Именно здесь, по словам о.С.Желудкова, берет свое начало "Церковь доброй воли", открытая для всех людей на всех уровнях духовного и интеллектуального порядка, во всех религиях и без религий. Попытка о.С.Желудкова таким образом расширить понятие Церкви встретила в наших церковных кругах резкую критику...
И вот, попытаемся понять, почему этому новому гуманизму христиане так поспешно отказывают в религиозной правде и даже готовы свести его к антихристианству... Здесь многое объясняет традиция-опыт церкви в истории, ее борьба с агрессивным безбожием.
Нет, новый гуманизм, который в атмосфере всеобщего страха и лживой покорности отстаивает высокое достоинство человека, вовсе не стремится к "человеческому раю" и отнюдь не утверждает "самодовольство человеческой ограниченности". Ему чужда "мораль благополучия и срединности". Он не претендует на идеологическое водительство, но, прежде всего, осуществляет конкретное и безусловное добро в жертвенном отречении от благоустроенности и безопасности. И ироническое отношение многих христиан ко всему этому как к "светскому героизму", копошащемуся где-то под ногами у "подвижничества", или высокомерно-снисходительное сведение нравственных усилий некрещеного мира к понятию "автономного добра" свидетельствует лишь о нашем слепом фарисействе.

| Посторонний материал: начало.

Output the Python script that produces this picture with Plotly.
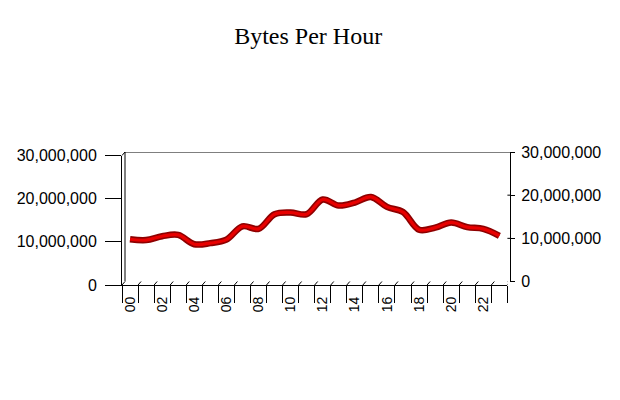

Но пора прозреть: добро неделимо. В жизни нет, и не было, ни относительного, ни автономного добра. Автономны только идеологии, узурпирующие право быть окончательным критерием в распознании добра и зла. Поэтому справедливо говорить лишь о частичности и неполноте воплощений добра в человеческой истории. Но кто из нас, христиан, может похвалиться, что он способен осуществить добро в "полном объеме"?
...Если мы знаем, что подлинное добро и силы на его осуществление исходят только от Бога, то будет большим нечестием ограничивать Бога в способах сообщения этих сил. Тем более нечестиво отрицать религиозную значимость воли к добру, если она не закреплена благословением священника или духовника. Этим мы только унижаем наше представление о Боге, и о Церкви, и о священнике...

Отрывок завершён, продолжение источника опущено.